→ STATED TASK: Carry none of the pictures over; set down the material below exactly.

→ STORED DATA:
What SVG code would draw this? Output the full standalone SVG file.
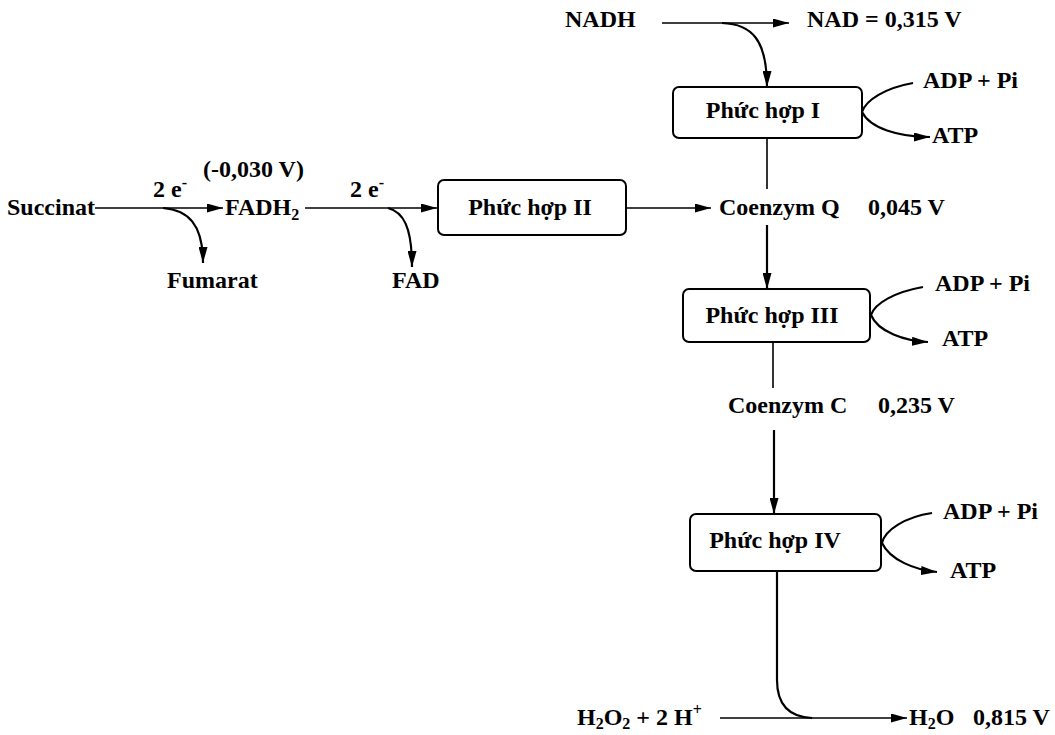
<svg xmlns="http://www.w3.org/2000/svg" width="1055" height="735" viewBox="0 0 1055 735">
<defs>
<style>
text{font-family:"Liberation Serif","Times New Roman",serif;font-weight:bold;font-size:24px;fill:#000}
.sub{font-size:16px}
.box{fill:#fff;stroke:#000;stroke-width:2}
.ln{fill:none;stroke:#000;stroke-width:1.6}
.cv{fill:none;stroke:#000;stroke-width:2.2}
</style>
<marker id="arr" viewBox="0 0 16 9" refX="16" refY="4.5" markerWidth="16" markerHeight="9" markerUnits="userSpaceOnUse" orient="auto">
<path d="M0,0 L16,4.5 L0,9 z" fill="#000"/>
</marker>
</defs>
<rect width="1055" height="735" fill="#fff"/>

<g id="connectors">
<path class="ln" d="M95 208 H223" marker-end="url(#arr)"/>
<path class="cv" d="M163 208 C188 210 203 224 203 263" marker-end="url(#arr)"/>
<path class="ln" d="M305 208 H437" marker-end="url(#arr)"/>
<path class="cv" d="M388 208 C403 212 412 226 412 267" marker-end="url(#arr)"/>
<path class="ln" d="M626 208 H711" marker-end="url(#arr)"/>
<path class="ln" d="M662 23 H789" marker-end="url(#arr)"/>
<path class="cv" d="M722 23 C752 24 767 40 767 87" marker-end="url(#arr)"/>
<path class="cv" d="M913 83 C885 88 866 100 862 112 C870 128 898 137 930 137" marker-end="url(#arr)"/>
<path class="ln" d="M767 138 V189"/>
<path class="cv" d="M767 225 V289" marker-end="url(#arr)"/>
<path class="cv" d="M923 287 C895 292 875 303 871 315 C878 332 905 341 928 342" marker-end="url(#arr)"/>
<path class="ln" d="M773 342 V388"/>
<path class="cv" d="M774 430 V514" marker-end="url(#arr)"/>
<path class="cv" d="M932 513 C905 517 885 530 882 543 C890 560 915 570 937 572" marker-end="url(#arr)"/>
<path class="cv" d="M777 571 V680 C777 705 790 717 812 718"/>
<path class="ln" d="M720 718 H907" marker-end="url(#arr)"/>
</g>

<g id="succinat"><text x="7" y="215">Succinat</text></g>
<g id="e1"><text x="153" y="197">2 e<tspan class="sub" dy="-9">-</tspan></text></g>
<g id="v030"><text x="203" y="177">(-0,030 V)</text></g>
<g id="fadh2"><text x="225" y="215">FADH<tspan class="sub" dy="5">2</tspan></text></g>
<g id="fumarat"><text x="167" y="288">Fumarat</text></g>
<g id="e2"><text x="350" y="197">2 e<tspan class="sub" dy="-9">-</tspan></text></g>
<g id="fad"><text x="392" y="288">FAD</text></g>

<g id="box2"><rect class="box" x="438" y="180" width="188" height="55" rx="6"/><text x="530" y="215" text-anchor="middle">Phức hợp II</text></g>
<g id="coq"><text x="719" y="215">Coenzym Q</text><text x="868" y="215">0,045 V</text></g>

<g id="nadh"><text x="565" y="27">NADH</text></g>
<g id="nad"><text x="807" y="27">NAD = 0,315 V</text></g>
<g id="box1"><rect class="box" x="673" y="87" width="189" height="51" rx="6"/><text x="763" y="118" text-anchor="middle">Phức hợp I</text></g>
<g id="adp1"><text x="923" y="88">ADP + Pi</text></g>
<g id="atp1"><text x="932" y="143">ATP</text></g>

<g id="box3"><rect class="box" x="683" y="289" width="187" height="53" rx="6"/><text x="772" y="323" text-anchor="middle">Phức hợp III</text></g>
<g id="adp3"><text x="935" y="291">ADP + Pi</text></g>
<g id="atp3"><text x="942" y="346">ATP</text></g>

<g id="coc"><text x="728" y="413">Coenzym C</text><text x="878" y="413">0,235 V</text></g>

<g id="box4"><rect class="box" x="690" y="514" width="191" height="57" rx="6"/><text x="775" y="548" text-anchor="middle">Phức hợp IV</text></g>
<g id="adp4"><text x="943" y="519">ADP + Pi</text></g>
<g id="atp4"><text x="950" y="578">ATP</text></g>

<g id="h2o2"><text x="577" y="725">H<tspan class="sub" dy="4">2</tspan><tspan dy="-4">O</tspan><tspan class="sub" dy="4">2</tspan><tspan dy="-4"> + 2 H</tspan><tspan class="sub" dy="-10">+</tspan></text></g>
<g id="h2o"><text x="909" y="725">H<tspan class="sub" dy="4">2</tspan><tspan dy="-4">O</tspan></text><text x="973" y="725">0,815 V</text></g>
</svg>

→ EXERCISE RESPONSE:
What SVG code would draw this? Output the full standalone SVG file.
<svg xmlns="http://www.w3.org/2000/svg" width="1055" height="735" viewBox="0 0 1055 735">
<defs>
<style>
text{font-family:"Liberation Serif","Times New Roman",serif;font-weight:bold;font-size:24px;fill:#000}
.sub{font-size:16px}
.box{fill:#fff;stroke:#000;stroke-width:2}
.ln{fill:none;stroke:#000;stroke-width:1.6}
.cv{fill:none;stroke:#000;stroke-width:2.2}
</style>
<marker id="arr" viewBox="0 0 16 9" refX="16" refY="4.5" markerWidth="16" markerHeight="9" markerUnits="userSpaceOnUse" orient="auto">
<path d="M0,0 L16,4.5 L0,9 z" fill="#000"/>
</marker>
</defs>
<rect width="1055" height="735" fill="#fff"/>

<g id="connectors">
<path class="ln" d="M95 208 H223" marker-end="url(#arr)"/>
<path class="cv" d="M163 208 C188 210 203 224 203 263" marker-end="url(#arr)"/>
<path class="ln" d="M305 208 H437" marker-end="url(#arr)"/>
<path class="cv" d="M388 208 C403 212 412 226 412 267" marker-end="url(#arr)"/>
<path class="ln" d="M626 208 H711" marker-end="url(#arr)"/>
<path class="ln" d="M662 23 H789" marker-end="url(#arr)"/>
<path class="cv" d="M722 23 C752 24 767 40 767 87" marker-end="url(#arr)"/>
<path class="cv" d="M913 83 C885 88 866 100 862 112 C870 128 898 137 930 137" marker-end="url(#arr)"/>
<path class="ln" d="M767 138 V189"/>
<path class="cv" d="M767 225 V289" marker-end="url(#arr)"/>
<path class="cv" d="M923 287 C895 292 875 303 871 315 C878 332 905 341 928 342" marker-end="url(#arr)"/>
<path class="ln" d="M773 342 V388"/>
<path class="cv" d="M774 430 V514" marker-end="url(#arr)"/>
<path class="cv" d="M932 513 C905 517 885 530 882 543 C890 560 915 570 937 572" marker-end="url(#arr)"/>
<path class="cv" d="M777 571 V680 C777 705 790 717 812 718"/>
<path class="ln" d="M720 718 H907" marker-end="url(#arr)"/>
</g>

<g id="succinat"><text x="7" y="215">Succinat</text></g>
<g id="e1"><text x="153" y="197">2 e<tspan class="sub" dy="-9">-</tspan></text></g>
<g id="v030"><text x="203" y="177">(-0,030 V)</text></g>
<g id="fadh2"><text x="225" y="215">FADH<tspan class="sub" dy="5">2</tspan></text></g>
<g id="fumarat"><text x="167" y="288">Fumarat</text></g>
<g id="e2"><text x="350" y="197">2 e<tspan class="sub" dy="-9">-</tspan></text></g>
<g id="fad"><text x="392" y="288">FAD</text></g>

<g id="box2"><rect class="box" x="438" y="180" width="188" height="55" rx="6"/><text x="530" y="215" text-anchor="middle">Phức hợp II</text></g>
<g id="coq"><text x="719" y="215">Coenzym Q</text><text x="868" y="215">0,045 V</text></g>

<g id="nadh"><text x="565" y="27">NADH</text></g>
<g id="nad"><text x="807" y="27">NAD = 0,315 V</text></g>
<g id="box1"><rect class="box" x="673" y="87" width="189" height="51" rx="6"/><text x="763" y="118" text-anchor="middle">Phức hợp I</text></g>
<g id="adp1"><text x="923" y="88">ADP + Pi</text></g>
<g id="atp1"><text x="932" y="143">ATP</text></g>

<g id="box3"><rect class="box" x="683" y="289" width="187" height="53" rx="6"/><text x="772" y="323" text-anchor="middle">Phức hợp III</text></g>
<g id="adp3"><text x="935" y="291">ADP + Pi</text></g>
<g id="atp3"><text x="942" y="346">ATP</text></g>

<g id="coc"><text x="728" y="413">Coenzym C</text><text x="878" y="413">0,235 V</text></g>

<g id="box4"><rect class="box" x="690" y="514" width="191" height="57" rx="6"/><text x="775" y="548" text-anchor="middle">Phức hợp IV</text></g>
<g id="adp4"><text x="943" y="519">ADP + Pi</text></g>
<g id="atp4"><text x="950" y="578">ATP</text></g>

<g id="h2o2"><text x="577" y="725">H<tspan class="sub" dy="4">2</tspan><tspan dy="-4">O</tspan><tspan class="sub" dy="4">2</tspan><tspan dy="-4"> + 2 H</tspan><tspan class="sub" dy="-10">+</tspan></text></g>
<g id="h2o"><text x="909" y="725">H<tspan class="sub" dy="4">2</tspan><tspan dy="-4">O</tspan></text><text x="973" y="725">0,815 V</text></g>
</svg>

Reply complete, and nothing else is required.